- [EXERCISE]
Write out the lines from the top of the material through the line with "const popColors = ['#FAE62D', '#60E8FA', '#FF2DFA', '#AFFF2D'];", exactly and with nothing added.

* * * * * * *

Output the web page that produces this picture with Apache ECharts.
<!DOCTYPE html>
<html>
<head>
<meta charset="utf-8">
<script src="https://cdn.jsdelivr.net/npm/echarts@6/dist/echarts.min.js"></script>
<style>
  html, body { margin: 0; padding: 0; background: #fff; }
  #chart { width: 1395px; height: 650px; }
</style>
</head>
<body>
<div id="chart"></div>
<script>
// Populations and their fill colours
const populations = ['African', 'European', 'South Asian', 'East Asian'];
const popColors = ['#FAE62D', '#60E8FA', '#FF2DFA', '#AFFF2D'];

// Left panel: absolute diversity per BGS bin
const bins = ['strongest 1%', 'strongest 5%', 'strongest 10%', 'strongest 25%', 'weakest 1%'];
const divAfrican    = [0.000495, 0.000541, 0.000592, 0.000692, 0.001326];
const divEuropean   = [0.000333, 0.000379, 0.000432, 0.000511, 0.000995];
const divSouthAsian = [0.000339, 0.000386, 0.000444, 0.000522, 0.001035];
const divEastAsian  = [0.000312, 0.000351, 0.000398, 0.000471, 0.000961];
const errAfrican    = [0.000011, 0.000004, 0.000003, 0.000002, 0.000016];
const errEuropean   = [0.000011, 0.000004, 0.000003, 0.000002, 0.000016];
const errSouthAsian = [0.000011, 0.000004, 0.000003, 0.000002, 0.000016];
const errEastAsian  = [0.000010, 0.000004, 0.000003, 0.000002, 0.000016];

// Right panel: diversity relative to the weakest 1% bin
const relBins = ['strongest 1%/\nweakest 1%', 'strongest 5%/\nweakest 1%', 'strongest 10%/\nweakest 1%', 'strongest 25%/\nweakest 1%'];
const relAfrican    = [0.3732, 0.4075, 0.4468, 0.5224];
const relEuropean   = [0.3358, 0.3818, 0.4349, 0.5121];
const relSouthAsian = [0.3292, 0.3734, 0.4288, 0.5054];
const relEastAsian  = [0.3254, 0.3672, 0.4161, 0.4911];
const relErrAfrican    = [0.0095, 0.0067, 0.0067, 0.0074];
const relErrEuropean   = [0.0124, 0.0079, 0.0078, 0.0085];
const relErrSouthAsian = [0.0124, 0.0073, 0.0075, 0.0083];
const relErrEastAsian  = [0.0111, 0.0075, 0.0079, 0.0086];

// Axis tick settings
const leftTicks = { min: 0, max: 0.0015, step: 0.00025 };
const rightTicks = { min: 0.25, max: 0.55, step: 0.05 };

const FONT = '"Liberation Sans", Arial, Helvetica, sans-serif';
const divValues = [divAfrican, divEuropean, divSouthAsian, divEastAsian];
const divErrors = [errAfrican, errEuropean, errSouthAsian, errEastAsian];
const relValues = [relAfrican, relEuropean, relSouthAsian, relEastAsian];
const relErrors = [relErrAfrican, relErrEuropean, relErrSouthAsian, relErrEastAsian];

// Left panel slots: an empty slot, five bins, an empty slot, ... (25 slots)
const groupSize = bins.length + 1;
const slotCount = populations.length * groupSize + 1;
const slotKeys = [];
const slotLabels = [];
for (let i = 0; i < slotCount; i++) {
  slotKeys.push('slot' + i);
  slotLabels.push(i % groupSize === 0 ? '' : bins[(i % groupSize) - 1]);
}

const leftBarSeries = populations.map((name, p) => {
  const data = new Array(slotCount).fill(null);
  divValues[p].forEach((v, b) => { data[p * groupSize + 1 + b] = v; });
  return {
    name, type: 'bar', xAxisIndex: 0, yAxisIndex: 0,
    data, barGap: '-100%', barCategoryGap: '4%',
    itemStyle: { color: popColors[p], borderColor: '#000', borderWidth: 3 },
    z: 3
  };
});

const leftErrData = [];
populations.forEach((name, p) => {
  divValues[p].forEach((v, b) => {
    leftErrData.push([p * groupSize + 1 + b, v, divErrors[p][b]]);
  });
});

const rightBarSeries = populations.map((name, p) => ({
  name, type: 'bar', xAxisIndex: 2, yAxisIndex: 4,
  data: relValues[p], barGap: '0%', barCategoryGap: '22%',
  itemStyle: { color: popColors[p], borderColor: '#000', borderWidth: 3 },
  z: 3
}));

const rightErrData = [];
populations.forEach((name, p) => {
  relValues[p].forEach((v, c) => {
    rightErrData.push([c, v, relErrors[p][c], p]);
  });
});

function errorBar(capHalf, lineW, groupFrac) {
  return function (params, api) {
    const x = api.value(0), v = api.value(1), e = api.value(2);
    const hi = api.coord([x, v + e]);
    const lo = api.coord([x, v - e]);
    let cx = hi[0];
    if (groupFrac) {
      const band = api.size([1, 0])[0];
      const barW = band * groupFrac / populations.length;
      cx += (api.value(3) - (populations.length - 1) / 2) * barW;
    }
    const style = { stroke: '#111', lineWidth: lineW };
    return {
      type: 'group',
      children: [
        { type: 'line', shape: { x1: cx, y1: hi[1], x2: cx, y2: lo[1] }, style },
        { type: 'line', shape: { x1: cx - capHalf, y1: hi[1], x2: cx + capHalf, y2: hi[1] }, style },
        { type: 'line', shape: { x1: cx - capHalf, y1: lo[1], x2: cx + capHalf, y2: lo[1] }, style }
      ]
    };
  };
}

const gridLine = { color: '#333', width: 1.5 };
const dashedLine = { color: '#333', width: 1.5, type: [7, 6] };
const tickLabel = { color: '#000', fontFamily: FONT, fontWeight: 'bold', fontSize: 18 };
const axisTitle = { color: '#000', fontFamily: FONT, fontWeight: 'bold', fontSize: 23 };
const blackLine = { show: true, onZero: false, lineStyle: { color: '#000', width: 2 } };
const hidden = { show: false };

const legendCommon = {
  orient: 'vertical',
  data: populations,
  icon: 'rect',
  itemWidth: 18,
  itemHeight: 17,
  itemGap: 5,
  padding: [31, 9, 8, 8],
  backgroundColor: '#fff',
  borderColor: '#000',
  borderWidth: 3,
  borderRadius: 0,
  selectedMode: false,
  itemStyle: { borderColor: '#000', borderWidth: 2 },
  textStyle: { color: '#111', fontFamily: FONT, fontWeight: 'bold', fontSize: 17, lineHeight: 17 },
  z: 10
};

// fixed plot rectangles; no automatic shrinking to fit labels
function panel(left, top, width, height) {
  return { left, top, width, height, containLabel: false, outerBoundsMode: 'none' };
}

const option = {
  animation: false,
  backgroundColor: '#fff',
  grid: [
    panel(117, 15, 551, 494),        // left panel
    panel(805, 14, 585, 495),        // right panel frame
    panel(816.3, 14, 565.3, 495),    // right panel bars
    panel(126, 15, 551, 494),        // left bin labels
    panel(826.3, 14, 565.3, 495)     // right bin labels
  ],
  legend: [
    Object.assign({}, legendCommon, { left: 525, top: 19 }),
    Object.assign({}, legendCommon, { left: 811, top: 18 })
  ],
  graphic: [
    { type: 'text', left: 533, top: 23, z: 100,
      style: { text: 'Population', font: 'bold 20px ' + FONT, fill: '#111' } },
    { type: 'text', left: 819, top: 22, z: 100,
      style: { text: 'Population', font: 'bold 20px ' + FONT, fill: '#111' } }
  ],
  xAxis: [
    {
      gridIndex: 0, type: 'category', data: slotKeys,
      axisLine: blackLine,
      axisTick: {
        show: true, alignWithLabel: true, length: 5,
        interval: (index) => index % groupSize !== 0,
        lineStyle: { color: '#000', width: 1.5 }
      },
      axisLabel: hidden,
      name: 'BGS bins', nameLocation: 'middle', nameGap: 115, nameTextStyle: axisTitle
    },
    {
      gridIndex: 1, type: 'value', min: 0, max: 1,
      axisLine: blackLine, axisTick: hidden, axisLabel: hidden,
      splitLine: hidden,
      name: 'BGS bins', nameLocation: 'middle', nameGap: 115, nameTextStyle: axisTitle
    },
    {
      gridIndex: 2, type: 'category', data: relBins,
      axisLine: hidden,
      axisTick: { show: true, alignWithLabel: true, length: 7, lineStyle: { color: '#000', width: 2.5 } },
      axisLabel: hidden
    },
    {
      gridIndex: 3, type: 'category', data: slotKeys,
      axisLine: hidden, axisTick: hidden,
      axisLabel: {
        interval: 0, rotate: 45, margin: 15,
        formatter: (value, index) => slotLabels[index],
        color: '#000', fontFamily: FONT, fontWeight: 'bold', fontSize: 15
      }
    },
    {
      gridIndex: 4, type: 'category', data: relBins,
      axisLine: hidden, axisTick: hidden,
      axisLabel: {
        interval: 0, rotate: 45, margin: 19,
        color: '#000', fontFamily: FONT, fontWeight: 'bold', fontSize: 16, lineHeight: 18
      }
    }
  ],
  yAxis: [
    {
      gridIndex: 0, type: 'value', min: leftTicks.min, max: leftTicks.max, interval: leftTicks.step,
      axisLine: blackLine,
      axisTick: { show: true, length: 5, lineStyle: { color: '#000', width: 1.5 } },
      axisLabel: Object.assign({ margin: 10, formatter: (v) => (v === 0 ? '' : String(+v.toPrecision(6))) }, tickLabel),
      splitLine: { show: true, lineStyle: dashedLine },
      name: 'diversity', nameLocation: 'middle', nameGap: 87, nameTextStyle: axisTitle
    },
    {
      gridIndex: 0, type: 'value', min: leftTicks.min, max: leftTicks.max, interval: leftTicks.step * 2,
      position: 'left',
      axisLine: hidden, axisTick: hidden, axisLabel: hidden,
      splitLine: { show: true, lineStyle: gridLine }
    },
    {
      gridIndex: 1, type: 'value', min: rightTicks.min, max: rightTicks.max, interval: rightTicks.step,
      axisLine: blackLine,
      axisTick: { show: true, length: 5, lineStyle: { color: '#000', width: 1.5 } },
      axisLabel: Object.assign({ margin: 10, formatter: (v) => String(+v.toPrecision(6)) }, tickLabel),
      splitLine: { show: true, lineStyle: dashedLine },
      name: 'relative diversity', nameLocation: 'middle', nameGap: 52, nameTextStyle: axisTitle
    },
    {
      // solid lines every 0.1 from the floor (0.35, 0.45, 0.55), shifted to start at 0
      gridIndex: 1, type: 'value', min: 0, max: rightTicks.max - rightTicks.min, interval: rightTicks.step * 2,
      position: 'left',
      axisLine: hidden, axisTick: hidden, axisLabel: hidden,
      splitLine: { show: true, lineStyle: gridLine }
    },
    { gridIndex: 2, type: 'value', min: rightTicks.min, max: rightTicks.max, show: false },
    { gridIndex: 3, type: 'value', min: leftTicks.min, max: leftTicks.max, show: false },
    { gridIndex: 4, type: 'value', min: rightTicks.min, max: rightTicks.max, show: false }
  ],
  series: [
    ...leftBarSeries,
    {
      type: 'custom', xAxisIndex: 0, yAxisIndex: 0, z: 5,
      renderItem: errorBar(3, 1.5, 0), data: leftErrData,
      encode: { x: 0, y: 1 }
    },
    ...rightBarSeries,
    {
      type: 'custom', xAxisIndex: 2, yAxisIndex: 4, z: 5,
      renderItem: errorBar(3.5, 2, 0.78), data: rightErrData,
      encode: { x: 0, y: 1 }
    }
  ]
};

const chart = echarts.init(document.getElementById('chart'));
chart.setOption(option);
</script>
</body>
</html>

* * * * * * *

- [THE COMPLETED TASK]
Output the web page that produces this picture with Apache ECharts.
<!DOCTYPE html>
<html>
<head>
<meta charset="utf-8">
<script src="https://cdn.jsdelivr.net/npm/echarts@6/dist/echarts.min.js"></script>
<style>
  html, body { margin: 0; padding: 0; background: #fff; }
  #chart { width: 1395px; height: 650px; }
</style>
</head>
<body>
<div id="chart"></div>
<script>
// Populations and their fill colours
const populations = ['African', 'European', 'South Asian', 'East Asian'];
const popColors = ['#FAE62D', '#60E8FA', '#FF2DFA', '#AFFF2D'];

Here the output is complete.